An example may help illustrate. I’m using data from the UCLA stats website of test scores. Observations are grouped within schools (schid
). The outcome is math scores (math
) predicted by homework hours (homework
), student-teacher ratio (ratio
), and school socioeconomic-status (SES; meanses
). I introduce missingness on student-teacher ratio for one school. My model for student-teacher ratio uses school SES as a predictor.
First, the header to make it a reproducible example:
library(brms)
library(haven)
mlmdata <- as.data.frame(read_dta("https://stats.idre.ucla.edu/stat/examples/imm/imm10.dta"))
set.seed(1)
missing_school_var <- sample(unique(mlmdata$schid), size = 1)
mlmdata$ratio[mlmdata$'schid' == missing_school_var] <- NA
mlmdata$schid <- factor(mlmdata$schid)
mlmdata$unique_ob <- !duplicated(mlmdata$schid)

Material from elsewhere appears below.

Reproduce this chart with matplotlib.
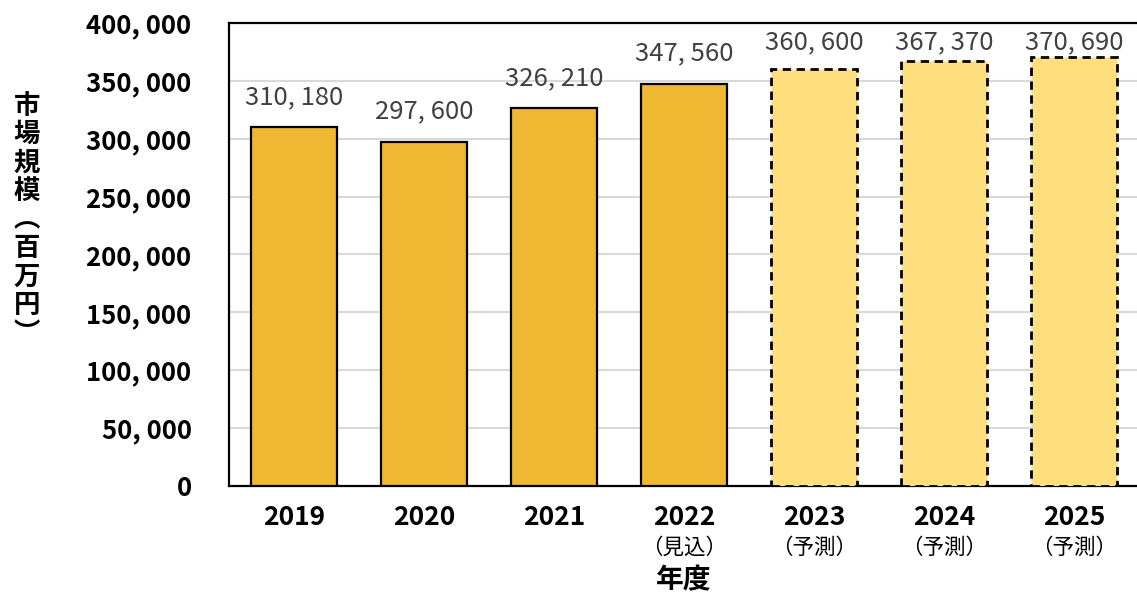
import matplotlib
matplotlib.use("Agg")
import matplotlib.pyplot as plt
from matplotlib.transforms import blended_transform_factory

plt.rcParams['font.family'] = ['Noto Sans CJK JP', 'DejaVu Sans']

years = ["2019", "2020", "2021", "2022", "2023", "2024", "2025"]
sub_labels = ["", "", "", "（見込）", "（予測）", "（予測）", "（予測）"]
values = [310180, 297600, 326210, 347560, 360600, 367370, 370690]
projected = [False, False, False, False, True, True, True]
yticks = [0, 50000, 100000, 150000, 200000, 250000, 300000, 350000, 400000]
ylabel = "市場規模（百万円）"
xlabel = "年度"

solid_color = "#F0B732"
proj_color = "#FFDF7D"

W, H = 1137, 597
fig = plt.figure(figsize=(W / 100, H / 100), dpi=100)
ax = fig.add_axes([229 / W, (H - 486) / H, (1139 - 229) / W, (486 - 23) / H])

label_gap = 26000    # label centre above bar top (data units)
label_cap = 383000   # keep labels under the top frame

x = list(range(len(years)))
for xi, v, p in zip(x, values, projected):
    if p:
        ax.bar(xi, v, width=0.655, color=proj_color, edgecolor="black",
               linewidth=2.0, linestyle=(0, (3, 2)), zorder=3)
    else:
        ax.bar(xi, v, width=0.655, color=solid_color, edgecolor="black",
               linewidth=1.6, zorder=3)
    ax.text(xi, min(v + label_gap, label_cap), f"{v:,}".replace(",", ", "),
            ha="center", va="center", fontsize=18.5, color="#404040",
            zorder=4)

ax.set_xlim(-0.5, 6.5)
ax.set_ylim(0, 400000)
ax.set_yticks(yticks)
ax.set_yticklabels([f"{t:,}".replace(",", ", ") for t in yticks],
                   fontsize=18.5, fontweight="bold")
ax.set_xticks(x)
ax.set_xticklabels(years, fontsize=19, fontweight="bold")
ax.tick_params(axis="y", length=0, pad=27)
ax.tick_params(axis="x", length=0, pad=13)

ax.grid(axis="y", color="#d9d9d9", linewidth=1.5, zorder=0)
ax.set_axisbelow(True)
for s in ["left", "top", "bottom"]:
    ax.spines[s].set_color("black")
    ax.spines[s].set_linewidth(1.6)
ax.spines["right"].set_visible(False)

trans = blended_transform_factory(ax.transData, fig.transFigure)
for xi, s in zip(x, sub_labels):
    if s:
        ax.text(xi, (H - 548) / H, s, transform=trans, ha="center",
                va="center", fontsize=15.5, color="black")

fig.text((229 + 1139) / 2 / W, (H - 580) / H, xlabel, ha="center",
         va="center", fontsize=20, fontweight="bold")

vert = "\n".join(ylabel.replace("（", "︵").replace("）", "︶"))
fig.text(27 / W, (H - 220) / H, vert, ha="center", va="center",
         fontsize=19, fontweight="bold", linespacing=1.07)

fig.savefig("out.png", dpi=100)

mlmdata$unique_ob_id <- cumsum(mlmdata$unique_ob)
Correct subset model:
formula_1 <- bf(math ~ 1 + homework + mi(ratio, idx = unique_ob_id) + meanses + (1 + homework | schid), family = gaussian()) +
bf(ratio | mi() + subset(unique_ob) + index(unique_ob_id) ~ 1 + meanses, family = gaussian()) +
set_rescor(rescor = FALSE)
fit_1 <- brm(formula = formula_1, data = mlmdata, chains = 4, cores = 4,
control = list(adapt_delta = .999, max_treedepth = 20), file = 'fit_1',
backend = 'cmdstanr')
Over-confident standard errors for missing variable model (leads to extremely slow sampling):
formula_2 <- bf(math ~ 1 + homework + mi(ratio) + meanses + (1 + homework | schid), family = gaussian()) +
bf(ratio | mi() ~ 1 + meanses, family = gaussian()) +
set_rescor(rescor = FALSE)
fit_2 <- brm(formula = formula_2, data = mlmdata, chains = 4, cores = 4,
control = list(adapt_delta = .999, max_treedepth = 20), file = 'fit_2',
backend = 'cmdstanr')
No random intercept variance in missing variable model:
formula_3 <- bf(math ~ 1 + homework + mi(ratio) + meanses + (1 + homework | schid), family = gaussian()) +
bf(ratio | mi() ~ 1 + meanses + (1 | schid), family = gaussian()) +
set_rescor(rescor = FALSE)
fit_3 <- brm(formula = formula_3, data = mlmdata, chains = 4, cores = 4,
control = list(adapt_delta = .999, max_treedepth = 20), file = 'fit_3',
backend = 'cmdstanr')
Versions:
> packageVersion('brms')
[1] ‘2.17.7’
> packageVersion('cmdstanr')
[1] ‘0.5.3’
> cmdstanr::cmdstan_version()
[1] "2.30.1"
-
A variable that is constant across subsets of the data as defined by a group-id variable ↩︎